RECORDS SHOWN =
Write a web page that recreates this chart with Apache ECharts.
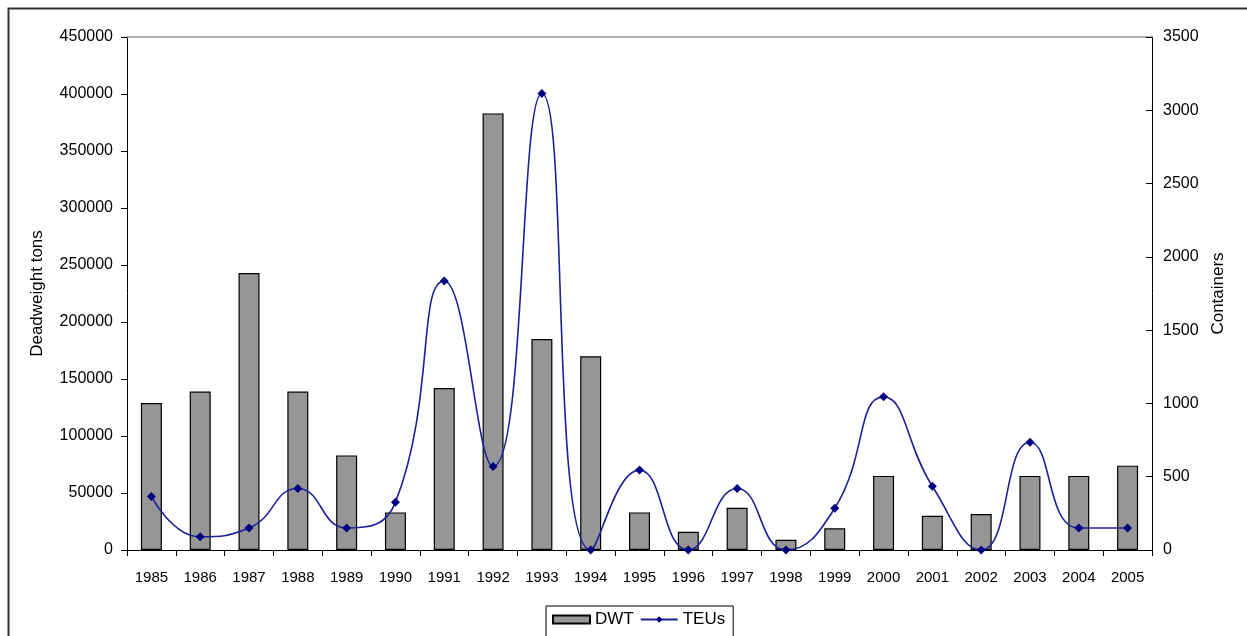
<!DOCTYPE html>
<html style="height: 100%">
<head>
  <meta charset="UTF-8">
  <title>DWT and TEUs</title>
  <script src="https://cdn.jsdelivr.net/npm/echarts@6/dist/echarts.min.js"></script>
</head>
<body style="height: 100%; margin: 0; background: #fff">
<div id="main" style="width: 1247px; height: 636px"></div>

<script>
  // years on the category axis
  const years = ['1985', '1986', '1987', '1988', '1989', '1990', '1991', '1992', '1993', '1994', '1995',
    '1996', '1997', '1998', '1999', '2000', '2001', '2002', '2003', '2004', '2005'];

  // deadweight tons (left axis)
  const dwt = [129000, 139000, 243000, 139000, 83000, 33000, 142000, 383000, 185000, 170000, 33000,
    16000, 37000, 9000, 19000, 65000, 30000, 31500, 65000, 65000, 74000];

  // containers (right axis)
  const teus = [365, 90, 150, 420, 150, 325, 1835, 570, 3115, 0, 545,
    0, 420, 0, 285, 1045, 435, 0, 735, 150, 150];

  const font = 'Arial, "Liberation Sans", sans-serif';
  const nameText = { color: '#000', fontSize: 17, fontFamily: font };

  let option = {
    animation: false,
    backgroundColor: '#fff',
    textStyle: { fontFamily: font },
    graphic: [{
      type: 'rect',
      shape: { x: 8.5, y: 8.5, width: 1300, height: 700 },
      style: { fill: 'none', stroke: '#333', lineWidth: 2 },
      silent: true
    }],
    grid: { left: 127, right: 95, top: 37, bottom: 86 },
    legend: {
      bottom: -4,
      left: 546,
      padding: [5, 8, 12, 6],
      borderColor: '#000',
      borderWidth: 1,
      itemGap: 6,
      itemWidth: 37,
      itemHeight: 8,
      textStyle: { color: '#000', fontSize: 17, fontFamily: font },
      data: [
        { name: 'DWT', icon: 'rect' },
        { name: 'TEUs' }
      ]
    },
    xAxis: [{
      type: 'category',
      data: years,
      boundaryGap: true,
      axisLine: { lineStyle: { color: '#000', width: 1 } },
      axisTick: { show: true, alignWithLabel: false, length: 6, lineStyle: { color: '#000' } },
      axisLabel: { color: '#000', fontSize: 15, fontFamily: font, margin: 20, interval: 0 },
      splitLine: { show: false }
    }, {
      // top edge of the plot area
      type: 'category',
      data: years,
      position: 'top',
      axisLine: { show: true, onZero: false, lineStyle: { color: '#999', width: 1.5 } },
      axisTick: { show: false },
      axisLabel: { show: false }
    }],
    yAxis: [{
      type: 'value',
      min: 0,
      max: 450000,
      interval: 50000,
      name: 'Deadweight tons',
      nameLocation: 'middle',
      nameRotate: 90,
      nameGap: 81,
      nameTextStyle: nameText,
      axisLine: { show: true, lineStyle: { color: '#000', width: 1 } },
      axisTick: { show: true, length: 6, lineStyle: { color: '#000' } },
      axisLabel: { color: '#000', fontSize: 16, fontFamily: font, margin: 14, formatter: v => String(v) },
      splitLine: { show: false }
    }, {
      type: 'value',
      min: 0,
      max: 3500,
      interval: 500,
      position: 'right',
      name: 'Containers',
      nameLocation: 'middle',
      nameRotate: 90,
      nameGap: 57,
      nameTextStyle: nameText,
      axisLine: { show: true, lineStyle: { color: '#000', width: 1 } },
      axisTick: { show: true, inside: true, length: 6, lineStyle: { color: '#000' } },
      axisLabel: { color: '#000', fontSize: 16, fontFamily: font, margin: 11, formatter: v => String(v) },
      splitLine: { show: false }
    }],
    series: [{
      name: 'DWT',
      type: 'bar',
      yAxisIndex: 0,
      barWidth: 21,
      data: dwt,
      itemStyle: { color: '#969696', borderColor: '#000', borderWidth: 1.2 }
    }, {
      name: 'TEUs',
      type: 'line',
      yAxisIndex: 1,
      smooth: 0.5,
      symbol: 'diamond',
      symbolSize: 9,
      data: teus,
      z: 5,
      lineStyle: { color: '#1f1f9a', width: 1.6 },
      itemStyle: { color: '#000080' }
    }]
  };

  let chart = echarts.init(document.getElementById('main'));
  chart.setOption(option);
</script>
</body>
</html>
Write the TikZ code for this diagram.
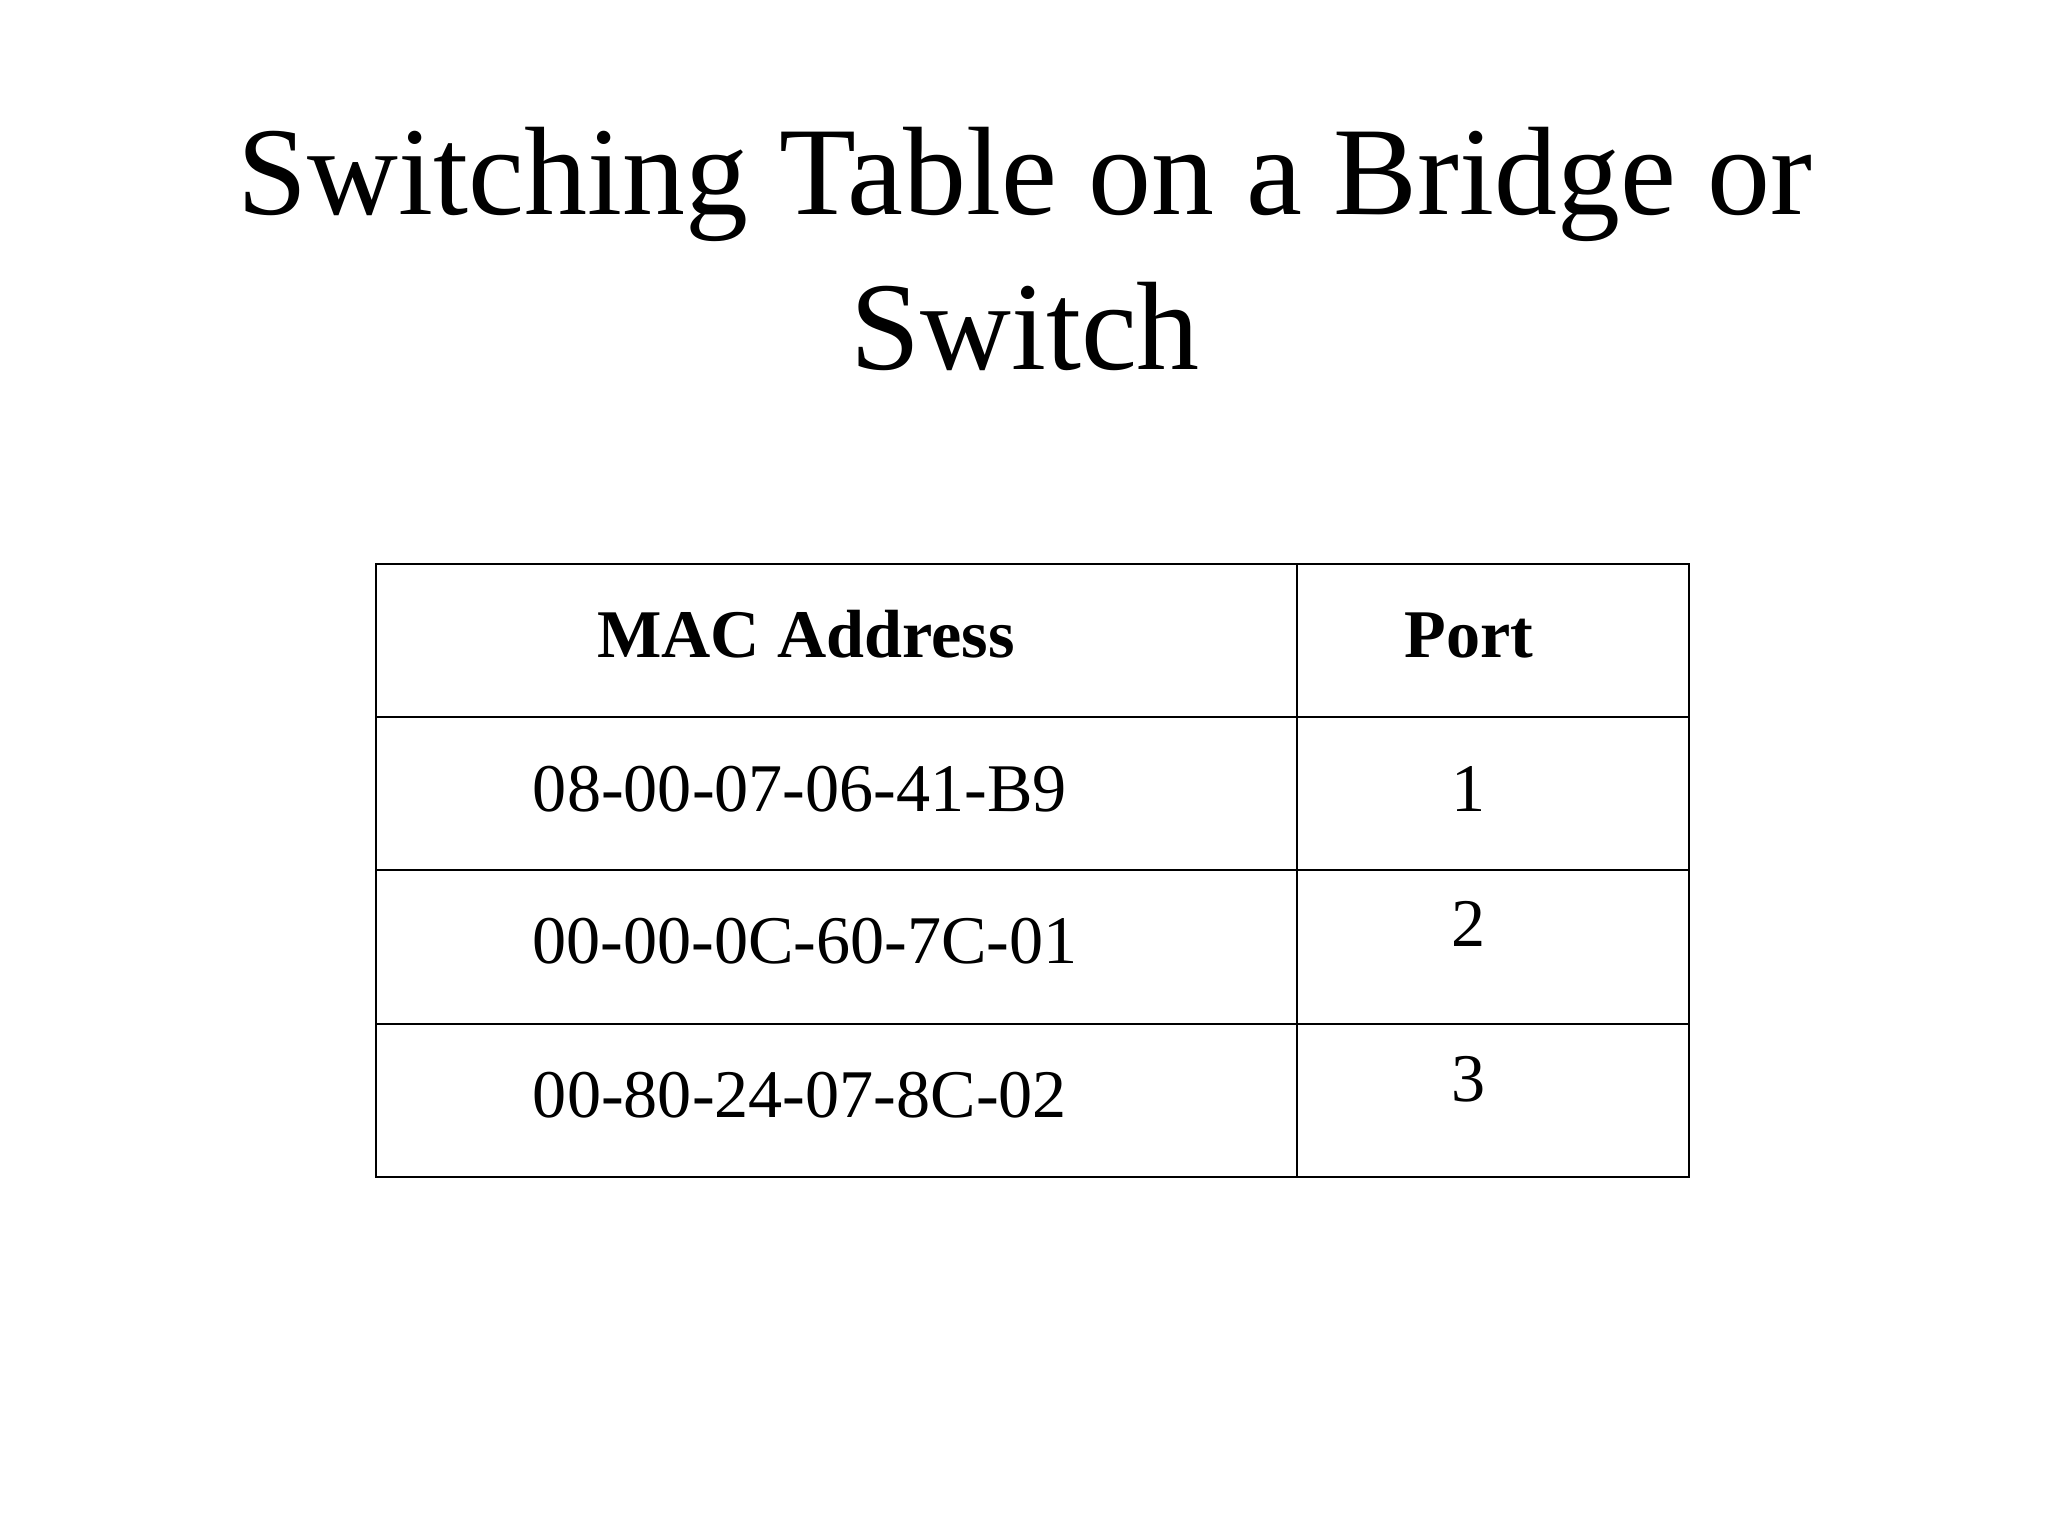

GOAL = Omit pictures; set down the rest of the material word for word.

RESULT BELOW =
Write a web page that recreates this chart with Apache ECharts.
<!DOCTYPE html>
<html style="height: 100%">
<head>
  <meta charset="UTF-8">
  <title>DWT and TEUs</title>
  <script src="https://cdn.jsdelivr.net/npm/echarts@6/dist/echarts.min.js"></script>
</head>
<body style="height: 100%; margin: 0; background: #fff">
<div id="main" style="width: 1247px; height: 636px"></div>

<script>
  // years on the category axis
  const years = ['1985', '1986', '1987', '1988', '1989', '1990', '1991', '1992', '1993', '1994', '1995',
    '1996', '1997', '1998', '1999', '2000', '2001', '2002', '2003', '2004', '2005'];

  // deadweight tons (left axis)
  const dwt = [129000, 139000, 243000, 139000, 83000, 33000, 142000, 383000, 185000, 170000, 33000,
    16000, 37000, 9000, 19000, 65000, 30000, 31500, 65000, 65000, 74000];

  // containers (right axis)
  const teus = [365, 90, 150, 420, 150, 325, 1835, 570, 3115, 0, 545,
    0, 420, 0, 285, 1045, 435, 0, 735, 150, 150];

  const font = 'Arial, "Liberation Sans", sans-serif';
  const nameText = { color: '#000', fontSize: 17, fontFamily: font };

  let option = {
    animation: false,
    backgroundColor: '#fff',
    textStyle: { fontFamily: font },
    graphic: [{
      type: 'rect',
      shape: { x: 8.5, y: 8.5, width: 1300, height: 700 },
      style: { fill: 'none', stroke: '#333', lineWidth: 2 },
      silent: true
    }],
    grid: { left: 127, right: 95, top: 37, bottom: 86 },
    legend: {
      bottom: -4,
      left: 546,
      padding: [5, 8, 12, 6],
      borderColor: '#000',
      borderWidth: 1,
      itemGap: 6,
      itemWidth: 37,
      itemHeight: 8,
      textStyle: { color: '#000', fontSize: 17, fontFamily: font },
      data: [
        { name: 'DWT', icon: 'rect' },
        { name: 'TEUs' }
      ]
    },
    xAxis: [{
      type: 'category',
      data: years,
      boundaryGap: true,
      axisLine: { lineStyle: { color: '#000', width: 1 } },
      axisTick: { show: true, alignWithLabel: false, length: 6, lineStyle: { color: '#000' } },
      axisLabel: { color: '#000', fontSize: 15, fontFamily: font, margin: 20, interval: 0 },
      splitLine: { show: false }
    }, {
      // top edge of the plot area
      type: 'category',
      data: years,
      position: 'top',
      axisLine: { show: true, onZero: false, lineStyle: { color: '#999', width: 1.5 } },
      axisTick: { show: false },
      axisLabel: { show: false }
    }],
    yAxis: [{
      type: 'value',
      min: 0,
      max: 450000,
      interval: 50000,
      name: 'Deadweight tons',
      nameLocation: 'middle',
      nameRotate: 90,
      nameGap: 81,
      nameTextStyle: nameText,
      axisLine: { show: true, lineStyle: { color: '#000', width: 1 } },
      axisTick: { show: true, length: 6, lineStyle: { color: '#000' } },
      axisLabel: { color: '#000', fontSize: 16, fontFamily: font, margin: 14, formatter: v => String(v) },
      splitLine: { show: false }
    }, {
      type: 'value',
      min: 0,
      max: 3500,
      interval: 500,
      position: 'right',
      name: 'Containers',
      nameLocation: 'middle',
      nameRotate: 90,
      nameGap: 57,
      nameTextStyle: nameText,
      axisLine: { show: true, lineStyle: { color: '#000', width: 1 } },
      axisTick: { show: true, inside: true, length: 6, lineStyle: { color: '#000' } },
      axisLabel: { color: '#000', fontSize: 16, fontFamily: font, margin: 11, formatter: v => String(v) },
      splitLine: { show: false }
    }],
    series: [{
      name: 'DWT',
      type: 'bar',
      yAxisIndex: 0,
      barWidth: 21,
      data: dwt,
      itemStyle: { color: '#969696', borderColor: '#000', borderWidth: 1.2 }
    }, {
      name: 'TEUs',
      type: 'line',
      yAxisIndex: 1,
      smooth: 0.5,
      symbol: 'diamond',
      symbolSize: 9,
      data: teus,
      z: 5,
      lineStyle: { color: '#1f1f9a', width: 1.6 },
      itemStyle: { color: '#000080' }
    }]
  };

  let chart = echarts.init(document.getElementById('main'));
  chart.setOption(option);
</script>
</body>
</html>
Write the TikZ code for this diagram.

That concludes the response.